### Prompt:
Reproduce the listing below character for character; drop every image.

— start of Supplied data —

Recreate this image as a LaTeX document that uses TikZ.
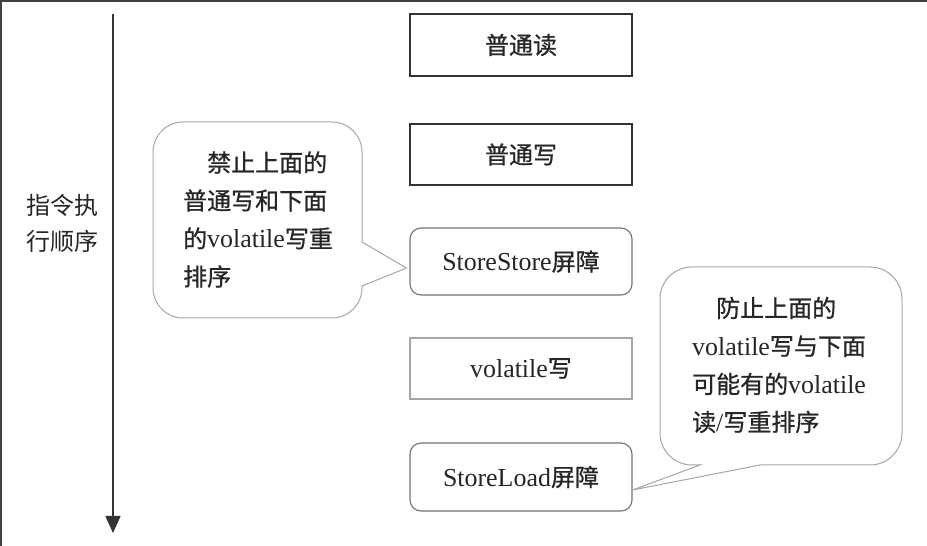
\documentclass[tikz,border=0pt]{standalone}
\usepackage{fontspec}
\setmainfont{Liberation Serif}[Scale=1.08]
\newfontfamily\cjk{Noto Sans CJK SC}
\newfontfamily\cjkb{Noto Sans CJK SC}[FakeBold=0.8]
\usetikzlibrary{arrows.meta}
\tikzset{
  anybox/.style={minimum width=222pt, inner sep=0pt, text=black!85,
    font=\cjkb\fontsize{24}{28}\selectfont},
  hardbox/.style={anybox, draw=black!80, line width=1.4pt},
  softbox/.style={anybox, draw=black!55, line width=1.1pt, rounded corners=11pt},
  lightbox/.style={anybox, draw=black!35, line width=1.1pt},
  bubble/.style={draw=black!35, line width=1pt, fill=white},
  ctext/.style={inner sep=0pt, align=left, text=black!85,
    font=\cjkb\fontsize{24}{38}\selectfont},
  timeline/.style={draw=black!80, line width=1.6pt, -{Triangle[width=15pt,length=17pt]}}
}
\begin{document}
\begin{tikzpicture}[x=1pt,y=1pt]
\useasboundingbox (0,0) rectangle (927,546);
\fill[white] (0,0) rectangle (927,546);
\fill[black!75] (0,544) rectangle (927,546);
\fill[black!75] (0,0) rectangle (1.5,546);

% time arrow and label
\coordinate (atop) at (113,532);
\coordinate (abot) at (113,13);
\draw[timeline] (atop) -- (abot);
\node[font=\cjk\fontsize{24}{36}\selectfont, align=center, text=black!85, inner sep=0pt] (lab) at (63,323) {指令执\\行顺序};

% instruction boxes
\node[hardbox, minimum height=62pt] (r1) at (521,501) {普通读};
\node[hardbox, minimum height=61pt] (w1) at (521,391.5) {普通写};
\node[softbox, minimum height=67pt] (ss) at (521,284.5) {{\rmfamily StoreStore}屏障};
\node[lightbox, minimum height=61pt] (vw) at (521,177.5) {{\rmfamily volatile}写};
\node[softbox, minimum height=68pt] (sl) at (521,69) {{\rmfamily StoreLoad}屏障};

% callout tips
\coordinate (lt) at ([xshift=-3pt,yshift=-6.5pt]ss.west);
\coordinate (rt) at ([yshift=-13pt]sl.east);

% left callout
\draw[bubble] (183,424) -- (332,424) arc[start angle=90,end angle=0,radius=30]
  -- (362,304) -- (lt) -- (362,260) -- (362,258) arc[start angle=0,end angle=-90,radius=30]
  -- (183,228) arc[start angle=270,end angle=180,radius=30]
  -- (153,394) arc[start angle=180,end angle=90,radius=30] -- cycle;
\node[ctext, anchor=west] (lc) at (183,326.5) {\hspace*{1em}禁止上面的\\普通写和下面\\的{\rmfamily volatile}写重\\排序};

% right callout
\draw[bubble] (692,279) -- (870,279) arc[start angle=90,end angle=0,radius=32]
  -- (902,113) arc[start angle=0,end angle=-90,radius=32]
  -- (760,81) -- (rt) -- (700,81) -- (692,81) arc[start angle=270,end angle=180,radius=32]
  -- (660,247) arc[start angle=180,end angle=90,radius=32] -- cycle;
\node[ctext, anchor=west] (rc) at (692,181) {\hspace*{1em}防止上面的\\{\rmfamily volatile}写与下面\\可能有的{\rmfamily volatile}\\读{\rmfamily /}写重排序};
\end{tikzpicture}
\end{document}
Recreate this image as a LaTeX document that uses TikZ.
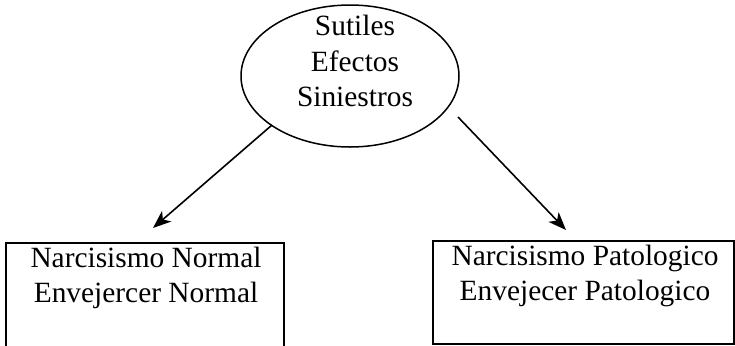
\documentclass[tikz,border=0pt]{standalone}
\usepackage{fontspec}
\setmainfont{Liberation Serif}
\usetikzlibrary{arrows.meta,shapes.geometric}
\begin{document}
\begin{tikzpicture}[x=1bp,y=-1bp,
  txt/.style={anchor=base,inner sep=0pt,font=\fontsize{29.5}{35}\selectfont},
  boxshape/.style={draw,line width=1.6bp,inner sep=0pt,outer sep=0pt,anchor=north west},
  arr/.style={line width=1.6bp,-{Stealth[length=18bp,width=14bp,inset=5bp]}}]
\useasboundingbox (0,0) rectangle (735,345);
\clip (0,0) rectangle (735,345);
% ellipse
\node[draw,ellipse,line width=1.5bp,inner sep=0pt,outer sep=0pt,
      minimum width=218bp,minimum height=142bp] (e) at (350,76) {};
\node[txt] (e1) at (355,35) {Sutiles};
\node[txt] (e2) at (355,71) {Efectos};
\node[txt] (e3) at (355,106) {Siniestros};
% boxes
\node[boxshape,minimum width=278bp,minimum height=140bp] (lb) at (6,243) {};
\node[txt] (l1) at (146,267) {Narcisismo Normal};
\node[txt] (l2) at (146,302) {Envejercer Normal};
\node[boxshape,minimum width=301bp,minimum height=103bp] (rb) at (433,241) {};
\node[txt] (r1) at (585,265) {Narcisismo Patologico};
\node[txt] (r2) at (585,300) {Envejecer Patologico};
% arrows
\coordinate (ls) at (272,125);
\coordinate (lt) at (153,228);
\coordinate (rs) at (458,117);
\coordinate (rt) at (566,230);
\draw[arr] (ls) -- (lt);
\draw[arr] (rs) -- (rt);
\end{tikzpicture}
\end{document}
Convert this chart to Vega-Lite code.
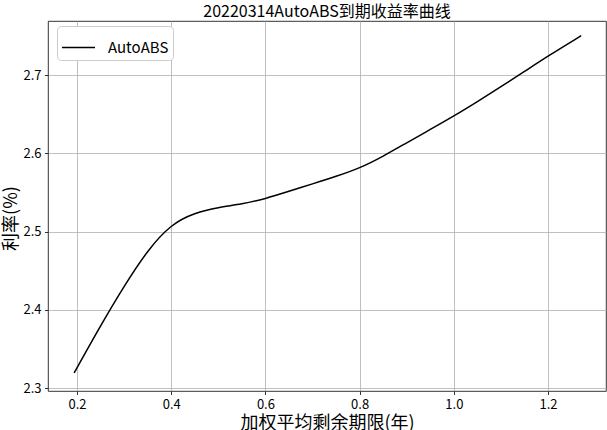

— end of Supplied data —

### Written response:
Recreate this image as a LaTeX document that uses TikZ.
\documentclass[tikz,border=0pt]{standalone}
\usepackage{fontspec}
\setmainfont{Liberation Serif}[Scale=1.08]
\newfontfamily\cjk{Noto Sans CJK SC}
\newfontfamily\cjkb{Noto Sans CJK SC}[FakeBold=0.8]
\usetikzlibrary{arrows.meta}
\tikzset{
  anybox/.style={minimum width=222pt, inner sep=0pt, text=black!85,
    font=\cjkb\fontsize{24}{28}\selectfont},
  hardbox/.style={anybox, draw=black!80, line width=1.4pt},
  softbox/.style={anybox, draw=black!55, line width=1.1pt, rounded corners=11pt},
  lightbox/.style={anybox, draw=black!35, line width=1.1pt},
  bubble/.style={draw=black!35, line width=1pt, fill=white},
  ctext/.style={inner sep=0pt, align=left, text=black!85,
    font=\cjkb\fontsize{24}{38}\selectfont},
  timeline/.style={draw=black!80, line width=1.6pt, -{Triangle[width=15pt,length=17pt]}}
}
\begin{document}
\begin{tikzpicture}[x=1pt,y=1pt]
\useasboundingbox (0,0) rectangle (927,546);
\fill[white] (0,0) rectangle (927,546);
\fill[black!75] (0,544) rectangle (927,546);
\fill[black!75] (0,0) rectangle (1.5,546);

% time arrow and label
\coordinate (atop) at (113,532);
\coordinate (abot) at (113,13);
\draw[timeline] (atop) -- (abot);
\node[font=\cjk\fontsize{24}{36}\selectfont, align=center, text=black!85, inner sep=0pt] (lab) at (63,323) {指令执\\行顺序};

% instruction boxes
\node[hardbox, minimum height=62pt] (r1) at (521,501) {普通读};
\node[hardbox, minimum height=61pt] (w1) at (521,391.5) {普通写};
\node[softbox, minimum height=67pt] (ss) at (521,284.5) {{\rmfamily StoreStore}屏障};
\node[lightbox, minimum height=61pt] (vw) at (521,177.5) {{\rmfamily volatile}写};
\node[softbox, minimum height=68pt] (sl) at (521,69) {{\rmfamily StoreLoad}屏障};

% callout tips
\coordinate (lt) at ([xshift=-3pt,yshift=-6.5pt]ss.west);
\coordinate (rt) at ([yshift=-13pt]sl.east);

% left callout
\draw[bubble] (183,424) -- (332,424) arc[start angle=90,end angle=0,radius=30]
  -- (362,304) -- (lt) -- (362,260) -- (362,258) arc[start angle=0,end angle=-90,radius=30]
  -- (183,228) arc[start angle=270,end angle=180,radius=30]
  -- (153,394) arc[start angle=180,end angle=90,radius=30] -- cycle;
\node[ctext, anchor=west] (lc) at (183,326.5) {\hspace*{1em}禁止上面的\\普通写和下面\\的{\rmfamily volatile}写重\\排序};

% right callout
\draw[bubble] (692,279) -- (870,279) arc[start angle=90,end angle=0,radius=32]
  -- (902,113) arc[start angle=0,end angle=-90,radius=32]
  -- (760,81) -- (rt) -- (700,81) -- (692,81) arc[start angle=270,end angle=180,radius=32]
  -- (660,247) arc[start angle=180,end angle=90,radius=32] -- cycle;
\node[ctext, anchor=west] (rc) at (692,181) {\hspace*{1em}防止上面的\\{\rmfamily volatile}写与下面\\可能有的{\rmfamily volatile}\\读{\rmfamily /}写重排序};
\end{tikzpicture}
\end{document}
Recreate this image as a LaTeX document that uses TikZ.
\documentclass[tikz,border=0pt]{standalone}
\usepackage{fontspec}
\setmainfont{Liberation Serif}
\usetikzlibrary{arrows.meta,shapes.geometric}
\begin{document}
\begin{tikzpicture}[x=1bp,y=-1bp,
  txt/.style={anchor=base,inner sep=0pt,font=\fontsize{29.5}{35}\selectfont},
  boxshape/.style={draw,line width=1.6bp,inner sep=0pt,outer sep=0pt,anchor=north west},
  arr/.style={line width=1.6bp,-{Stealth[length=18bp,width=14bp,inset=5bp]}}]
\useasboundingbox (0,0) rectangle (735,345);
\clip (0,0) rectangle (735,345);
% ellipse
\node[draw,ellipse,line width=1.5bp,inner sep=0pt,outer sep=0pt,
      minimum width=218bp,minimum height=142bp] (e) at (350,76) {};
\node[txt] (e1) at (355,35) {Sutiles};
\node[txt] (e2) at (355,71) {Efectos};
\node[txt] (e3) at (355,106) {Siniestros};
% boxes
\node[boxshape,minimum width=278bp,minimum height=140bp] (lb) at (6,243) {};
\node[txt] (l1) at (146,267) {Narcisismo Normal};
\node[txt] (l2) at (146,302) {Envejercer Normal};
\node[boxshape,minimum width=301bp,minimum height=103bp] (rb) at (433,241) {};
\node[txt] (r1) at (585,265) {Narcisismo Patologico};
\node[txt] (r2) at (585,300) {Envejecer Patologico};
% arrows
\coordinate (ls) at (272,125);
\coordinate (lt) at (153,228);
\coordinate (rs) at (458,117);
\coordinate (rt) at (566,230);
\draw[arr] (ls) -- (lt);
\draw[arr] (rs) -- (rt);
\end{tikzpicture}
\end{document}
Convert this chart to Vega-Lite code.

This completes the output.